** Short exercise **
Identify the lines containing the word "chart". Copy each one.

** Dataset excerpt **
- - - - -

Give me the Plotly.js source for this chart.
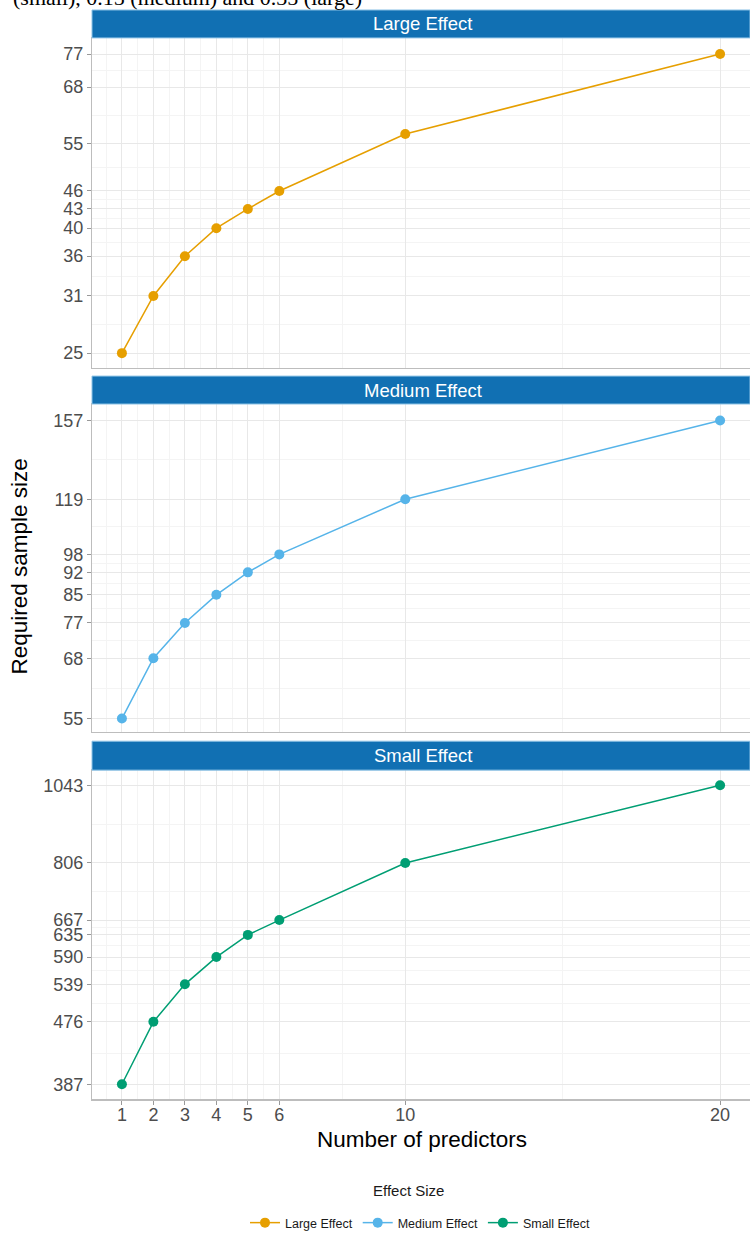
<!DOCTYPE html>
<html>
<head>
<meta charset="utf-8">
<script src="https://cdn.plot.ly/plotly-3.0.1.min.js"></script>
<style>html,body{margin:0;padding:0;background:#fff;}#chart{width:750px;height:1238px;}</style>
</head>
<body>
<div id="chart"></div>
<script>
// ---- data ----
const predictors = [1, 2, 3, 4, 5, 6, 10, 20];
const largeEffect = [25, 31, 36, 40, 43, 46, 57, 77];
const mediumEffect = [55, 68, 77, 85, 92, 98, 119, 157];
const smallEffect = [387, 476, 539, 590, 635, 667, 806, 1043];
const xTickVals = [1, 2, 3, 4, 5, 6, 10, 20];
const largeTicks = [25, 31, 36, 40, 43, 46, 55, 68, 77];
const mediumTicks = [55, 68, 77, 85, 92, 98, 119, 157];
const smallTicks = [387, 476, 539, 590, 635, 667, 806, 1043];
const panelNames = ["Large Effect", "Medium Effect", "Small Effect"];
const seriesColors = ["#E69F00", "#56B4E9", "#009E73"];

const W = 750, H = 1238;
const px = v => v / W;
const py = v => 1 - v / H;

function midLin(t) { const m = [t[0] - (t[1] - t[0]) / 2]; for (let i = 0; i < t.length - 1; i++) m.push((t[i] + t[i + 1]) / 2); return m; }
function midLog(t) { const m = []; for (let i = 0; i < t.length - 1; i++) m.push(Math.sqrt(t[i] * t[i + 1])); return m; }

const font = "Liberation Sans, Arial, sans-serif";
const gridMajor = "#E8E8E8", gridMinor = "#F4F4F4", border = "#BDBDBD";

// panel pixel bounds [top, bottom]
const panels = [[38, 369], [405, 734], [772, 1102]];
const strips = [[10, 38], [377, 405], [743, 772]];
const yRanges = [[1.3735, 1.9128], [1.7195, 2.221], [2.566, 3.040]];
const yTicks = [largeTicks, mediumTicks, smallTicks];
const yVals = [largeEffect, mediumEffect, smallEffect];

const traces = [];
const layout = {
  width: W, height: H,
  margin: {l: 0, r: 0, t: 0, b: 0},
  paper_bgcolor: "#fff", plot_bgcolor: "#fff",
  font: {family: font, color: "#4D4D4D"},
  showlegend: true,
  legend: {orientation: "h", x: px(420), xanchor: "center", y: py(1226), yanchor: "middle",
           font: {size: 12.5, color: "#1a1a1a", family: font}, itemwidth: 30, tracegroupgap: 0},
  shapes: [], annotations: []
};

for (let i = 0; i < 3; i++) {
  const s = i === 0 ? "" : String(i + 1);
  traces.push({
    x: predictors, y: yVals[i], name: panelNames[i],
    type: "scatter", mode: "lines+markers",
    xaxis: "x" + s, yaxis: "y" + s,
    line: {color: seriesColors[i], width: 1.5},
    marker: {color: seriesColors[i], size: 10}
  });
  const isBottom = i === 2;
  layout["xaxis" + s] = {
    domain: [px(92), 1], anchor: "y" + s,
    range: [0.05, 20.95], type: "linear",
    tickmode: "array", tickvals: xTickVals, ticktext: xTickVals.map(String),
    showticklabels: isBottom, ticks: isBottom ? "outside" : "", ticklen: 4, tickcolor: "#999",
    ticklabelstandoff: -5,
    tickfont: {size: 18, color: "#4D4D4D"},
    showgrid: true, gridcolor: gridMajor, gridwidth: 1,
    minor: {tickmode: "array", tickvals: midLin(xTickVals), showgrid: true, gridcolor: gridMinor, gridwidth: 1, ticks: ""},
    zeroline: false, showline: true, linecolor: border, linewidth: 1.2, mirror: true,
    fixedrange: true
  };
  if (i > 0) layout["xaxis" + s].matches = "x";
  layout["yaxis" + s] = {
    domain: [py(panels[i][1]), py(panels[i][0])], anchor: "x" + s,
    type: "log", range: yRanges[i],
    tickmode: "array", tickvals: yTicks[i], ticktext: yTicks[i].map(String),
    ticks: "outside", ticklen: 4, tickcolor: "#999",
    tickfont: {size: 18, color: "#4D4D4D"},
    showgrid: true, gridcolor: gridMajor, gridwidth: 1,
    minor: {tickmode: "array", tickvals: midLog(yTicks[i]), showgrid: true, gridcolor: gridMinor, gridwidth: 1, ticks: ""},
    zeroline: false, showline: true, linecolor: border, linewidth: 1.2, mirror: true,
    fixedrange: true
  };
  // strip
  layout.shapes.push({type: "rect", xref: "paper", yref: "paper",
    x0: px(92), x1: 1, y0: py(strips[i][1]), y1: py(strips[i][0]),
    fillcolor: "#1170B3", line: {color: "#8EC3E6", width: 1}, layer: "above"});
  layout.annotations.push({xref: "paper", yref: "paper", x: px(423), y: py((strips[i][0] + strips[i][1]) / 2),
    xanchor: "center", yanchor: "middle", showarrow: false, text: panelNames[i],
    font: {size: 18.5, color: "#FFFFFF", family: font}});
}

layout.annotations.push(
  {xref: "paper", yref: "paper", x: px(20), y: py(568), xanchor: "center", yanchor: "middle",
   textangle: -90, showarrow: false, text: "Required sample size", font: {size: 22.5, color: "#000", family: font}},
  {xref: "paper", yref: "paper", x: px(422), y: py(1142), xanchor: "center", yanchor: "middle",
   showarrow: false, text: "Number of predictors", font: {size: 22.5, color: "#000", family: font}},
  {xref: "paper", yref: "paper", x: px(408), y: py(1193), xanchor: "center", yanchor: "middle",
   showarrow: false, text: "Effect Size", font: {size: 15, color: "#1a1a1a", family: font}},
  {xref: "paper", yref: "paper", x: px(11), y: py(12), xanchor: "left", yanchor: "bottom",
   showarrow: false, text: "(small), 0.15 (medium) and 0.35 (large)", font: {size: 22, color: "#000", family: "Liberation Serif, Times New Roman, serif"}}
);

Plotly.newPlot("chart", traces, layout, {displayModeBar: false, staticPlot: true});
</script>
</body>
</html>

- - - - -

** Expected answer **
Give me the Plotly.js source for this chart.
<style>html,body{margin:0;padding:0;background:#fff;}#chart{width:750px;height:1238px;}</style>
<div id="chart"></div>
Plotly.newPlot("chart", traces, layout, {displayModeBar: false, staticPlot: true});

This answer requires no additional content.